-- Start INFORMATION SUPPLIED --

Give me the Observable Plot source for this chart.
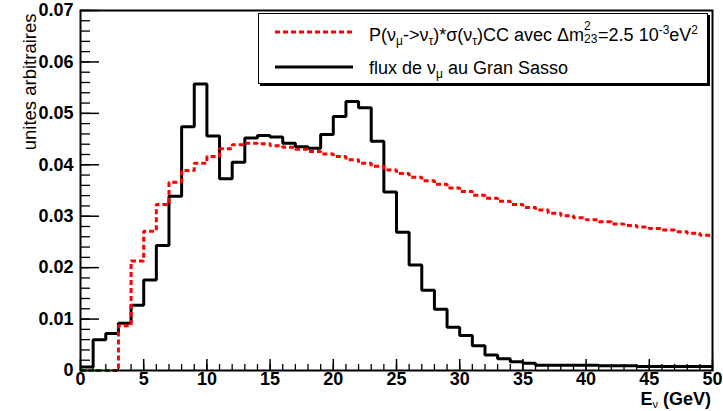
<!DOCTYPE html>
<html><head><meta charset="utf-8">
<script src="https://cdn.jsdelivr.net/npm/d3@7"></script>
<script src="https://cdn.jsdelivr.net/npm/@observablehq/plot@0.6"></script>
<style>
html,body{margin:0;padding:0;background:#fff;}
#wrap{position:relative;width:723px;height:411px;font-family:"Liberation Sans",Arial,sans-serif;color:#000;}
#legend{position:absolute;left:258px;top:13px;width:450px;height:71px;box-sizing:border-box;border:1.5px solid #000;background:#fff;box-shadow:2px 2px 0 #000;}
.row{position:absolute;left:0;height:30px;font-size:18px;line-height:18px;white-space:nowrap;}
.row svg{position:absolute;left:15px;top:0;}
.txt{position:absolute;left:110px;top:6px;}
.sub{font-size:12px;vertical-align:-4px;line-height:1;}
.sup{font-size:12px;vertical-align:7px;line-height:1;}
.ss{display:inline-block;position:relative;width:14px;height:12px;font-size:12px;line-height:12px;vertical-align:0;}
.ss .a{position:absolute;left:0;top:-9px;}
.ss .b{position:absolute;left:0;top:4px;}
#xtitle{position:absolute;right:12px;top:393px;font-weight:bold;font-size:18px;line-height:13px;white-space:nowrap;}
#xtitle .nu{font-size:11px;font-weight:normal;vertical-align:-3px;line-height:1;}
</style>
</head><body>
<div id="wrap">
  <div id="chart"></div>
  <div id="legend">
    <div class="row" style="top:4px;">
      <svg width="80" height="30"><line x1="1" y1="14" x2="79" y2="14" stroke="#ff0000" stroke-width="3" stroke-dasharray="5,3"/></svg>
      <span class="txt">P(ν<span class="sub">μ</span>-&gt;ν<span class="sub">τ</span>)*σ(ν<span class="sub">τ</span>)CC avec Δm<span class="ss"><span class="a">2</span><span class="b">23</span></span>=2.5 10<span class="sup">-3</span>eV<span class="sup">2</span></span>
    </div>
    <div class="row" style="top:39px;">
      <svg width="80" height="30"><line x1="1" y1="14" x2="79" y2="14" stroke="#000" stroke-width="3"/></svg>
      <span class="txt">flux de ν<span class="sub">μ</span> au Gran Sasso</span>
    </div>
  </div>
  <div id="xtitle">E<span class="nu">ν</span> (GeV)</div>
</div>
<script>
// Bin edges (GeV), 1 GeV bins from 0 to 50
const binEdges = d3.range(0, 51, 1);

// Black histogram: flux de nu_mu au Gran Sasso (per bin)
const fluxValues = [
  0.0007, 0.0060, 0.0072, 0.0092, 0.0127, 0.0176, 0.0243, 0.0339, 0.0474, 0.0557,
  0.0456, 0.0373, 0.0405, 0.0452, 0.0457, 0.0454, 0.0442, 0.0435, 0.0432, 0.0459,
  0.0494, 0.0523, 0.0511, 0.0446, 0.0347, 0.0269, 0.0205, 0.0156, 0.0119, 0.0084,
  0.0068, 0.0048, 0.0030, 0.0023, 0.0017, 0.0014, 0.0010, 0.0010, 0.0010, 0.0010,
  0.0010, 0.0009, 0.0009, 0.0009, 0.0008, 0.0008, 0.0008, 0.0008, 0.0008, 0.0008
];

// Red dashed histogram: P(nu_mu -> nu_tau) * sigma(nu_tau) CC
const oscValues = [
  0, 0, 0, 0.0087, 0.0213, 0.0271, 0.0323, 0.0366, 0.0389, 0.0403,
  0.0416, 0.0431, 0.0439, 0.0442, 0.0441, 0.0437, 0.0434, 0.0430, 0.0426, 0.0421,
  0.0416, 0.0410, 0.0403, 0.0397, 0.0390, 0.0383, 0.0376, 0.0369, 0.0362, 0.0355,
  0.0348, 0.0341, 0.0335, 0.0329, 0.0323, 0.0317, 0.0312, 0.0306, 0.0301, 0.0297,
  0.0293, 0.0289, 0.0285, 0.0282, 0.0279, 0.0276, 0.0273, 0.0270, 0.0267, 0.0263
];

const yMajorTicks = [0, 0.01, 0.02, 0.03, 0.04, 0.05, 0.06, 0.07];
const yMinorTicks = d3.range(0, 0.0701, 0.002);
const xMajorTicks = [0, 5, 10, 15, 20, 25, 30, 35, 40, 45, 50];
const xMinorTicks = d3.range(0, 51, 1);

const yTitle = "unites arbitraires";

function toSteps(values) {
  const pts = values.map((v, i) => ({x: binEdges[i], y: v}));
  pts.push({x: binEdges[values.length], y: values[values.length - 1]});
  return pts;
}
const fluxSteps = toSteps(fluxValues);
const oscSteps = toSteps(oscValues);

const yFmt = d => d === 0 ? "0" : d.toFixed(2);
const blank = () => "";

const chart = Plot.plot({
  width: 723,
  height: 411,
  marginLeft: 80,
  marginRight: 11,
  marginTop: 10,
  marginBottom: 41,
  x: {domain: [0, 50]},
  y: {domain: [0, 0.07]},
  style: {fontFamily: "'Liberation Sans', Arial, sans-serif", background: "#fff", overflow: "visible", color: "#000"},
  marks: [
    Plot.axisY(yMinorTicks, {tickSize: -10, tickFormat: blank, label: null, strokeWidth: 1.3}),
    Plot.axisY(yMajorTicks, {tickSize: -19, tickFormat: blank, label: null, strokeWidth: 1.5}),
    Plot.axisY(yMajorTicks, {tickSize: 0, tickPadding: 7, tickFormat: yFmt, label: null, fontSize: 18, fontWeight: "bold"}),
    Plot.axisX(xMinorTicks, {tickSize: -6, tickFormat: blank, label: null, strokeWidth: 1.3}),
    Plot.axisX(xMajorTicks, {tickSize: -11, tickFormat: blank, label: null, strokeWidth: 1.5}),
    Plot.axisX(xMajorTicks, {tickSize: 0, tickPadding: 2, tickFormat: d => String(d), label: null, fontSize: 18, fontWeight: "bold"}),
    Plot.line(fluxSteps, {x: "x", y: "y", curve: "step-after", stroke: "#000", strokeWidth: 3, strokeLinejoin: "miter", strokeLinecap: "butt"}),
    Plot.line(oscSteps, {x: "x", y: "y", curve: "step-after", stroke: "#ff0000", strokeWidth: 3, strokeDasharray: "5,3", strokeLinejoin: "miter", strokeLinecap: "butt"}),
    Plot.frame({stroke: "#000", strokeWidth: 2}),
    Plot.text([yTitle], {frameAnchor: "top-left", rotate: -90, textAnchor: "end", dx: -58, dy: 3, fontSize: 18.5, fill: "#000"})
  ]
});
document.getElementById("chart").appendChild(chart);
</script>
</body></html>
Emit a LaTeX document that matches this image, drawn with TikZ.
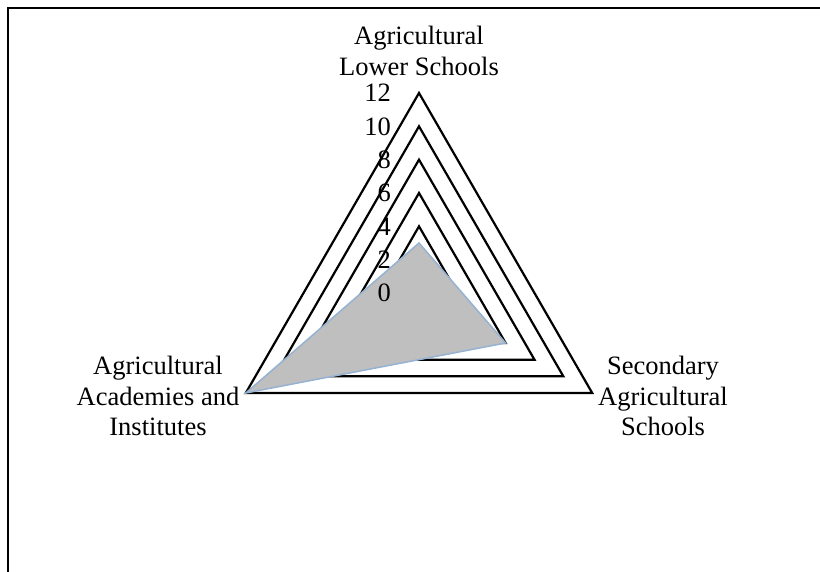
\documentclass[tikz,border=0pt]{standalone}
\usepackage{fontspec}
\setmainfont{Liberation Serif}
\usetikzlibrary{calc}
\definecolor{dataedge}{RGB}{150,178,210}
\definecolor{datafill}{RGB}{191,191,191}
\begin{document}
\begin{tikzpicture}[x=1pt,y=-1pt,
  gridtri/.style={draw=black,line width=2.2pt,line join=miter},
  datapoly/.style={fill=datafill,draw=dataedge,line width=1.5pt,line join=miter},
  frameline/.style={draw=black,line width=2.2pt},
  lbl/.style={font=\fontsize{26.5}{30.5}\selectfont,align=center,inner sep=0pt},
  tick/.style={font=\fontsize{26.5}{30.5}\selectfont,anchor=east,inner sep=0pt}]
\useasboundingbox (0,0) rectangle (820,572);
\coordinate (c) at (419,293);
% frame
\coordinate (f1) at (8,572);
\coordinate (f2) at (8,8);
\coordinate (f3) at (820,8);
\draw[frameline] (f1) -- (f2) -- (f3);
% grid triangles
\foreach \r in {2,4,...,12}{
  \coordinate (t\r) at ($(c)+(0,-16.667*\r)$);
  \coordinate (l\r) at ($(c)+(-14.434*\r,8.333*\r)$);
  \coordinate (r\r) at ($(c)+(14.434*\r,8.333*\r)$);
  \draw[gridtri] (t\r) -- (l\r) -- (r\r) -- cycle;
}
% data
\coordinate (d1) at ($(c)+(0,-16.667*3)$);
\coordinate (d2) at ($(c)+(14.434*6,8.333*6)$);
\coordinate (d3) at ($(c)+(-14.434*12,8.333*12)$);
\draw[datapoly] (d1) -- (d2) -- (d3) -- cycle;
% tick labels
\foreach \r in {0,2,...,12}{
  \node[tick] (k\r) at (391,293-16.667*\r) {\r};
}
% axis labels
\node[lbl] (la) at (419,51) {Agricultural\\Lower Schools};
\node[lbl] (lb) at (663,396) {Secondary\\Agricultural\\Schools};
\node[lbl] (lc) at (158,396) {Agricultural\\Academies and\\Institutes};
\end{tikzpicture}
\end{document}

-- End INFORMATION SUPPLIED --

BRIEF: Print the lines from the one holding "Emit a LaTeX" through the last line of the records, word for word, and omit the pictures.

SOLVED EXERCISE:
Emit a LaTeX document that matches this image, drawn with TikZ.
\documentclass[tikz,border=0pt]{standalone}
\usepackage{fontspec}
\setmainfont{Liberation Serif}
\usetikzlibrary{calc}
\definecolor{dataedge}{RGB}{150,178,210}
\definecolor{datafill}{RGB}{191,191,191}
\begin{document}
\begin{tikzpicture}[x=1pt,y=-1pt,
  gridtri/.style={draw=black,line width=2.2pt,line join=miter},
  datapoly/.style={fill=datafill,draw=dataedge,line width=1.5pt,line join=miter},
  frameline/.style={draw=black,line width=2.2pt},
  lbl/.style={font=\fontsize{26.5}{30.5}\selectfont,align=center,inner sep=0pt},
  tick/.style={font=\fontsize{26.5}{30.5}\selectfont,anchor=east,inner sep=0pt}]
\useasboundingbox (0,0) rectangle (820,572);
\coordinate (c) at (419,293);
% frame
\coordinate (f1) at (8,572);
\coordinate (f2) at (8,8);
\coordinate (f3) at (820,8);
\draw[frameline] (f1) -- (f2) -- (f3);
% grid triangles
\foreach \r in {2,4,...,12}{
  \coordinate (t\r) at ($(c)+(0,-16.667*\r)$);
  \coordinate (l\r) at ($(c)+(-14.434*\r,8.333*\r)$);
  \coordinate (r\r) at ($(c)+(14.434*\r,8.333*\r)$);
  \draw[gridtri] (t\r) -- (l\r) -- (r\r) -- cycle;
}
% data
\coordinate (d1) at ($(c)+(0,-16.667*3)$);
\coordinate (d2) at ($(c)+(14.434*6,8.333*6)$);
\coordinate (d3) at ($(c)+(-14.434*12,8.333*12)$);
\draw[datapoly] (d1) -- (d2) -- (d3) -- cycle;
% tick labels
\foreach \r in {0,2,...,12}{
  \node[tick] (k\r) at (391,293-16.667*\r) {\r};
}
% axis labels
\node[lbl] (la) at (419,51) {Agricultural\\Lower Schools};
\node[lbl] (lb) at (663,396) {Secondary\\Agricultural\\Schools};
\node[lbl] (lc) at (158,396) {Agricultural\\Academies and\\Institutes};
\end{tikzpicture}
\end{document}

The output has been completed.